Lyrically the songs are informed by old styles and in this Pokey, is possibly a researcher into the old weird America celebrated by Greil Marcus; perhaps merely the old, ultra-normal America. The archaisms in the lyrics make then sound like long lost songs found only on old shellac 78 RPM records. In fact, they are very much contemporary compositions by Mr LaFarge who confessed that he likes to take the best from the past to build the future. It is at once quaint, familiar and oddly disturbing that a young man of the 21st century would want to revive lyrical styles of a bygone era, so far in the dim past that it was ancient even when he was born. Pokey believes in the standards of the past that he sees as simply the basic measure by which we should live, such as good manners and a solid work ethic, rather than as outdated and pointless nostalgia. The music reflects this because the songs are tuneful and memorable and for this reason resonates after a listen or two, much as “Central Time” has done with me.

It is possible, as with the swing craze of the late Nineties, that Pokey’s music could become so fashionable that he could have actual chart hits with his songs though one doubts it. I almost would not want him to be commercialised to that extent, as it may just ruin the effect and the impact.

Let Pokey be successful on a level below the radar of the mainstream and let him continue to make music that is at odds with commercial interests if he has a loyal audience who will buy his records and come to his shows, and makes the musical career viable.  

Apart from calling it traditionally styled music I do not know how else one could give a capsule description of Pokey’s music. It is not exactly country, it is not exactly Western swing, and it is not exactly folk or mid-Twentieth century pop either. The music sounds ancient yet it is very modern; sounds archaic yet is up to date.

Apart from the Pokey LaFarge (2013) album I have now also bought Live in Amsterdam with the South City Three, which is your typical homey Pokey set with humorous asides and the usual virtuoso ensemble playing of the musicians who sound like they’re having a lot of fun playing music which may be done very seriously, as professional musicians, but which has an underlying component of humour and cornpone that makes the show not only a nostalgic trip but also an entertainment with joyous exhilaration that is the anti-emo or anti-death metal, or whatever.

A Pokey LaFarge show seems to be a recipe for good times and fun and jiving in the aisles. One never knows with professional musicians and those in showbiz but it sounds as if Pokey and his band derive as much fun from playing their music as the audience does.
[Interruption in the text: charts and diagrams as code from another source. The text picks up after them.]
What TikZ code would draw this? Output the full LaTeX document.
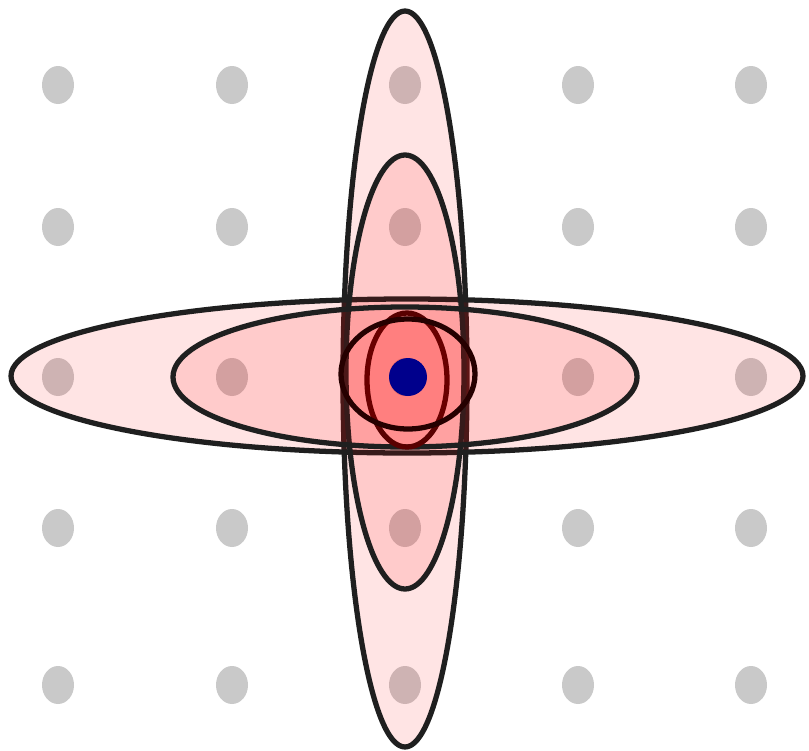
\documentclass[tikz,border=0pt]{standalone}
\begin{document}
\begin{tikzpicture}[x=0.02cm,y=-0.02cm,
  gdot/.style={fill=black!21},
  lobe/.style={fill=red,fill opacity=0.105,draw=black!88,line width=3pt,draw opacity=1}]
\useasboundingbox (0,0) rectangle (809,751);
\fill[white] (0,0) rectangle (809,751);
% grid of dots
\foreach \x in {58,232,405,578,751}
  \foreach \y in {85,227,377,528,685}
    \fill[gdot] (\x,\y) ellipse [x radius=16, y radius=19];
% lobes
\filldraw[lobe] (405,379) ellipse [x radius=62, y radius=368];
\filldraw[lobe] (407,376) ellipse [x radius=396, y radius=77];
\filldraw[lobe] (405,372) ellipse [x radius=59, y radius=217];
\filldraw[lobe] (405,377) ellipse [x radius=232, y radius=70];
\filldraw[lobe,draw=red!35!black] (407,380) ellipse [x radius=40, y radius=67];
\filldraw[lobe,draw=black!85!red] (408,374) ellipse [x radius=67, y radius=55];
% centre
\fill[fill={rgb,255:red,0;green,0;blue,140}] (408,377) circle [radius=19];
\end{tikzpicture}
\end{document}
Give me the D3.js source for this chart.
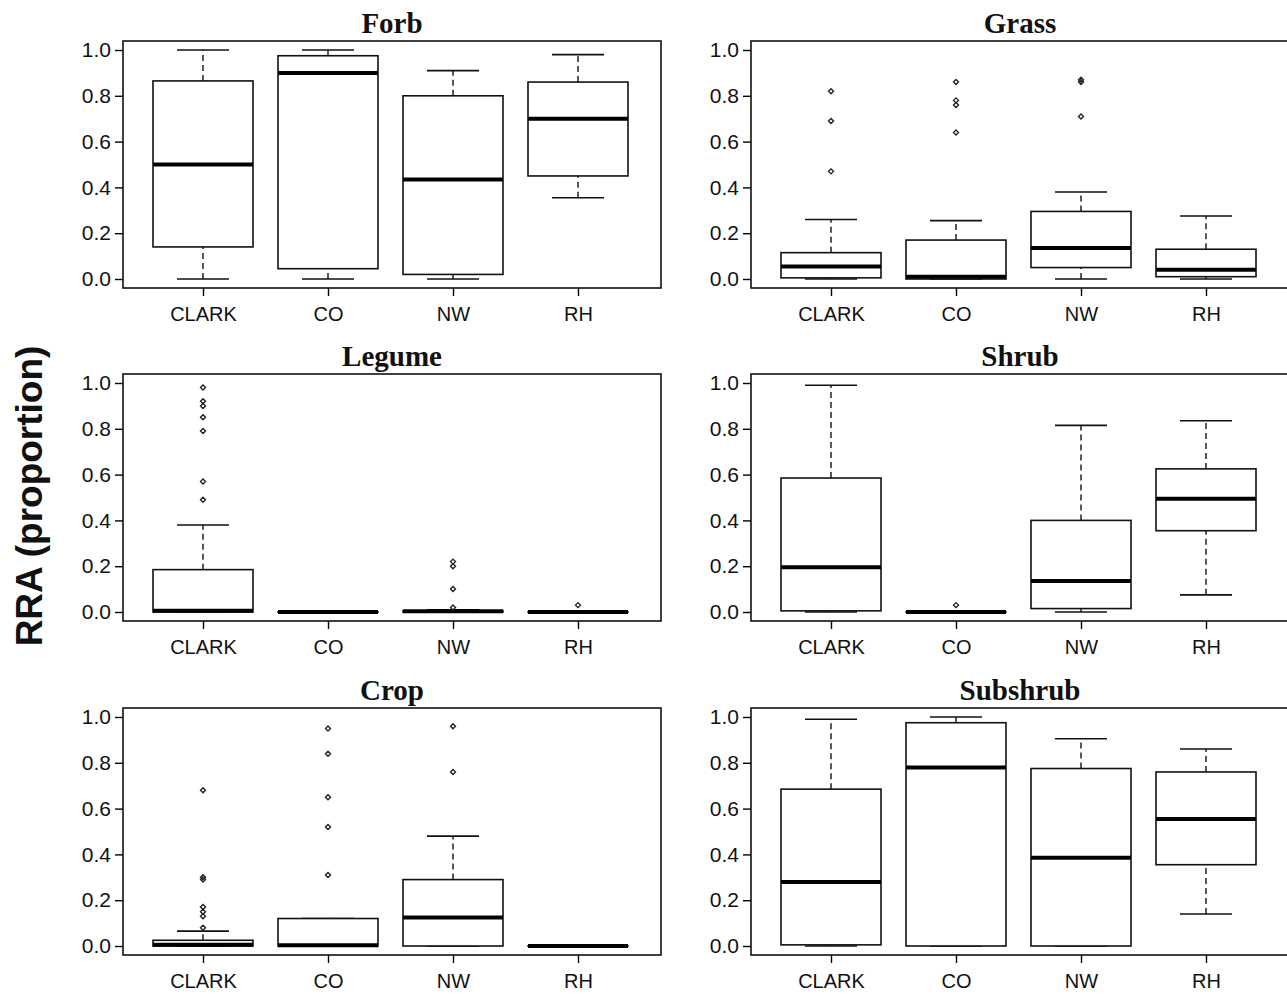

I would imagine that Pokey LaFarge is part of the broader movement of American roots music, just outside mainstream pop, rock and country yet successful enough because there is an audience for the live shows and who also buy the records. Pokey keeps it small, independent and controllable and therefore his career is in his hands and not controlled by record companies, insofar as record companies may still control any artist’s future, and in this way, has built a sustainable model for a long career in music, even if this music is not the kind of stuff that receives regular commercial radio airplay or promotion.  A substantive, loyal fan base built up carefully over time, through hard work and endeavour, is the type of fan base a musician can only dream of as a resource for and source of continued success well beyond the proverbial 5-year pop career.


I must confess that “Central Time” is such a powerfully excellent tune that it overshadows any other Pokey LaFarge song I’ve heard since, to the extent that I probably won’t buy another album. Having said that, it is a pity that I will probably never can attend a Pokey show.  Life is full of crushing but meaningless blows.